Nvidia’s Crypto Mining Processor Falls Flat Amid Heightened Competition
Cryptocurrency prices might be off their peak, but the market has still achieved new heights this year. One company that is poised to benefit from the market is chipmaker Nvidia. Its hardware has been in high demand in crypto mining circles, leaving the company unable to satisfy its core market, gamers.
Earlier this year, Nvidia tailored a GPU specifically for professional crypto mining with a focus on Ethereum. It’s called the Cryptocurrency Mining Processor, or CMP, but things haven’t worked out exactly as planned.
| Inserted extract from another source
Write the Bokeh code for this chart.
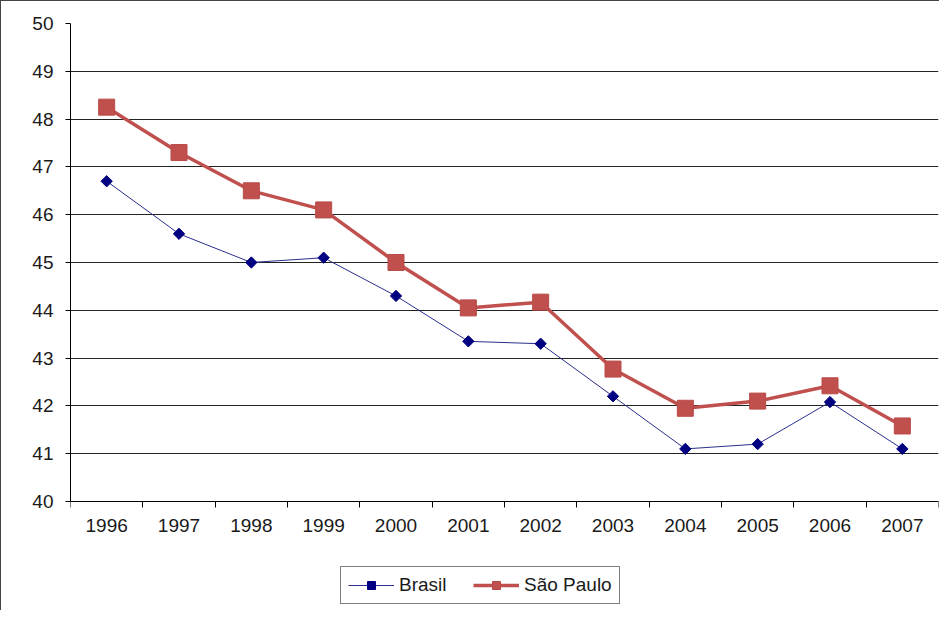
import math
from bokeh.plotting import figure
from bokeh.models import Range1d, FixedTicker, Legend, LegendItem
from bokeh.embed import file_html
from bokeh.resources import INLINE

years = ["1996", "1997", "1998", "1999", "2000", "2001", "2002", "2003", "2004", "2005", "2006", "2007"]
brasil = [46.7, 45.6, 45.0, 45.1, 44.3, 43.35, 43.3, 42.2, 41.1, 41.2, 42.08, 41.1]
sao_paulo = [48.25, 47.3, 46.5, 46.1, 45.0, 44.05, 44.17, 42.77, 41.95, 42.1, 42.42, 41.58]
y_ticks = list(range(40, 51))
y_min, y_max = 40, 50

x = [i + 0.5 for i in range(len(years))]
boundaries = list(range(len(years) + 1))

FONT = "Liberation Sans"
TXT = "#1a1a1a"

# frame extends below the value axis so that the legend can sit inside it
y_view_low = 37.74

p = figure(width=939, height=610, output_backend="svg", toolbar_location=None,
           x_range=Range1d(0, len(years)), y_range=Range1d(y_view_low, y_max),
           min_border_left=69, min_border_right=2, min_border_top=22, min_border_bottom=2)
p.outline_line_color = None
p.background_fill_color = "white"
p.border_fill_color = "white"
p.styles = {"border-left": "1px solid #444", "border-top": "1px solid #444"}

p.xgrid.visible = False
p.ygrid.ticker = FixedTicker(ticks=y_ticks)
p.ygrid.grid_line_color = "#222222"
p.ygrid.grid_line_width = 1

ya = p.yaxis[0]
ya.ticker = FixedTicker(ticks=y_ticks, minor_ticks=[])
ya.bounds = (y_min, y_max)
ya.major_tick_in = 0
ya.major_tick_out = 5
ya.major_tick_line_color = "black"
ya.minor_tick_line_color = None
ya.axis_line_color = "black"
ya.major_label_standoff = 12
ya.major_label_text_font = FONT
ya.major_label_text_font_size = "19px"
ya.major_label_text_color = TXT

xa = p.xaxis[0]
xa.fixed_location = y_min
xa.bounds = (0, len(years))
xa.ticker = FixedTicker(ticks=x, minor_ticks=boundaries)
xa.major_label_overrides = {xi: yr for xi, yr in zip(x, years)}
xa.major_tick_line_color = None
xa.major_tick_out = 0
xa.major_tick_in = 0
xa.minor_tick_in = 0
xa.minor_tick_out = 6
xa.minor_tick_line_color = "black"
xa.axis_line_color = "black"
xa.major_label_standoff = 12
xa.major_label_text_font = FONT
xa.major_label_text_font_size = "19px"
xa.major_label_text_color = TXT

l1 = p.line(x, brasil, line_color="#2A2F8C", line_width=1)
s1 = p.scatter(x, brasil, marker="square", size=8, angle=math.pi / 4,
               fill_color="#000080", line_color="#000080")
l2 = p.line(x, sao_paulo, line_color="#C0504D", line_width=3.5)
s2 = p.scatter(x, sao_paulo, marker="square", size=16, fill_color="#C0504D", line_color="#B94A47")

legend = Legend(items=[LegendItem(label="Brasil", renderers=[l1, s1]),
                       LegendItem(label="São Paulo", renderers=[l2, s2])],
                orientation="horizontal", location=(270, 5),
                border_line_color="black", border_line_width=1,
                label_text_font=FONT, label_text_font_size="19px", label_text_color=TXT,
                glyph_width=46, glyph_height=20, label_height=20, label_width=56,
                spacing=18, padding=7, label_standoff=5, margin=0,
                background_fill_color="white", background_fill_alpha=1)
p.add_layout(legend)

open("out.html", "w").write(file_html(p, INLINE))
Nvidia revealed in its Q3 earnings report that its CMP revenue plummeted 60% vs. Q2 levels to $105 million. In Q2, Nvidia generated sales of $266 million from the CMP graphic cards. Worse, the bleeding isn’t over and the company forecasts that CMP sales will dwindle even further in Q4.
The weaker demand comes amid a disastrous supply chain situation in which chips are hard to come by on retailers’ shelves. In addition, the competitive landscape is also heating up, and crypto miners have other options.
When it comes to cryptocurrency mining, there is competition coming from all angles. Gamers compete with cryptocurrency miners, while chipmakers compete amongst themselves.
Most recently, the tech community is watching a trend in which CPUs made by Nvidia rival Advanced Micro Devices (AMD), specifically the Ryzen 9 and Threadripper, are also in high demand among crypto miners due to dwindling GPU supply.
Instead of bitcoin or Ethereum miners, however, the culprit appears to be a lesser known cryptocurrency called Raptoreum. The mining process for Raptoreum involves CPUs, not ASIC machines or GPUs. Raptoreum relies on what’s known as the GhostRider algorithm, which was designed specifically for this project. According to the Raptoreum website,
“It was built to discourage specialty hardware such as ASIC & FPGA enabling anybody to competitively mine it and increase overall decentralization.”
Ethereum currently relies on a proof-of-work (PoW) consensus algorithm, like Bitcoin. With Ethereum moving away from PoW to a proof-of-stake (PoS) model, however, Nvidia is at risk of experiencing even weaker demand for its GPUs, at least from the crypto industry. Nonetheless, the transition to PoS won’t happen overnight. With the Ethereum price hovering above $4,000, miners are incentivized and profitable.
Nvidia’s other graphics cards also have the capability mine crypto. So while CMP sales might not be going over as hoped, it’s possible that crypto miners are just preferring Nvidia’s other hardware. Nvidia CFO Colette Kress stated,
“Our GPUs are capable of digital currency mining, though we do not have visibility into how much this impacts our overall GPU demand.”